Slippery is dedicated to my late Dad, Peter ‘Super Dad’ Carroll. After finishing the book, I took a few days to reflect on how I could best encapsulate the wonder that was my Father into a one-line dedication. I settled on this:

 

For Peter,

who taught me to think clearly and laugh loudly,

Always

 

I’m happy with what I wrote. Those two lessons are what carry me through every moment of life and sadly, if you’re going to enlist to the frightening path of thinking clearly then you’d better be ready to laugh loudly. What the world has to offer once your eyes are awakened to the true nature of things can be deeply disturbing. If your sense of humour isn’t a healthy shade of jet black and able to see the hilarity in calamity, you won't have a great deal to look forward to.

 

But what can’t be captured in one line and what was perhaps the greatest quality I loved so much in my Dad, the part that stings the most every day he’s not here, is the refuge his company offered. He was wickedly clever, wonderfully compassionate and always curious. Most importantly to me though, and from a young age, he didn’t insult my intelligence by attempting to sugarcoat the unavoidable facts of the world we’re in. He treated me like a friend more so than a son and I can never thank him enough for trusting me enough to treat me as an equal.

 

Enjoying a conversation with Peter always involved howling with laughter, learning something new and, more often than not, your perception of life, the universe and your role in it all would become crystal clear. There was an asylum to be found in his presence. For those treasured moments, you didn’t have to skirt the horrifying fundamentals of human existence, you weren’t required to filter your thoughts or hold back your fears. You were absorbed into a glorious, judgement-free vacuum where the frippery of trollop that most conversations are filled with was skirted and the true wonders of the universe, the perversion of the human spirit and the splendour in all things were celebrated fully.

 

In my writing I am trying to hold alive the asylum of Peter’s company. I want to create a refuge on the page for likeminded individuals to escape the PC fiasco that we’re all otherwise bombarded with. I want you to always be dead certain that if you offer me the precious gift of your attention to read my work, you will be treated as an equal as I attempt to lay bare the exquisite wreck of humanity into a story, trying at all times to balance any clarity of thought with the requisite wit needed to process it all with any hope of maintaining your mental health.

 

As Peter would say most days, “Wouldn’t be dead for quids hey…not a chance”

 

PS: perhaps one of the saddest parts of all is that if my Dad were still alive today then maybe I wouldn’t have been forced to reflect on how profoundly he influenced me or how deep a debt of gratitude I owe him.
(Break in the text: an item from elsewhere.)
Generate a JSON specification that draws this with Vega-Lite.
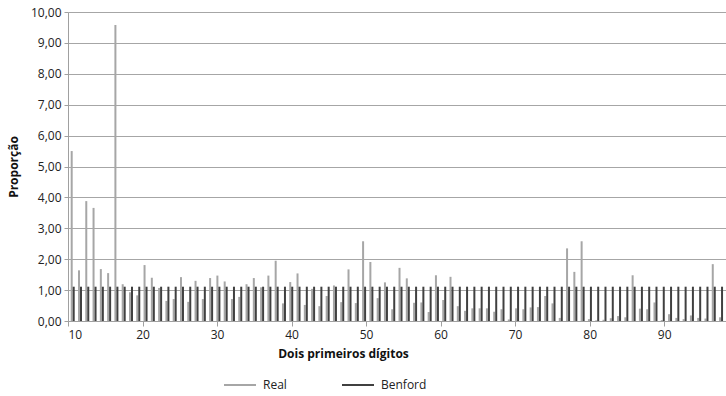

I hope it’s not true, but I’m certain when he was actually alive, kicking and forming in my mind’s eye as the greatest hero I’ve ever known, I probably took him for granted from time to time. So, with that in mind, I think it’s critical you never shy away from letting the people you love the most in this world know it. For a lot of wonderful, poor souls, the only day they will ever learn how much they were loved is when they’re no longer alive to hear it.

 

To Trish, Richard, Eloise, Mark, Liz and Loren, you are the most incredible people I know. I love you with all my heart and can’t imagine a world without you. From this moment till the one you or I kiss the world goodbye, I want you to know nothing will ever change the way I feel.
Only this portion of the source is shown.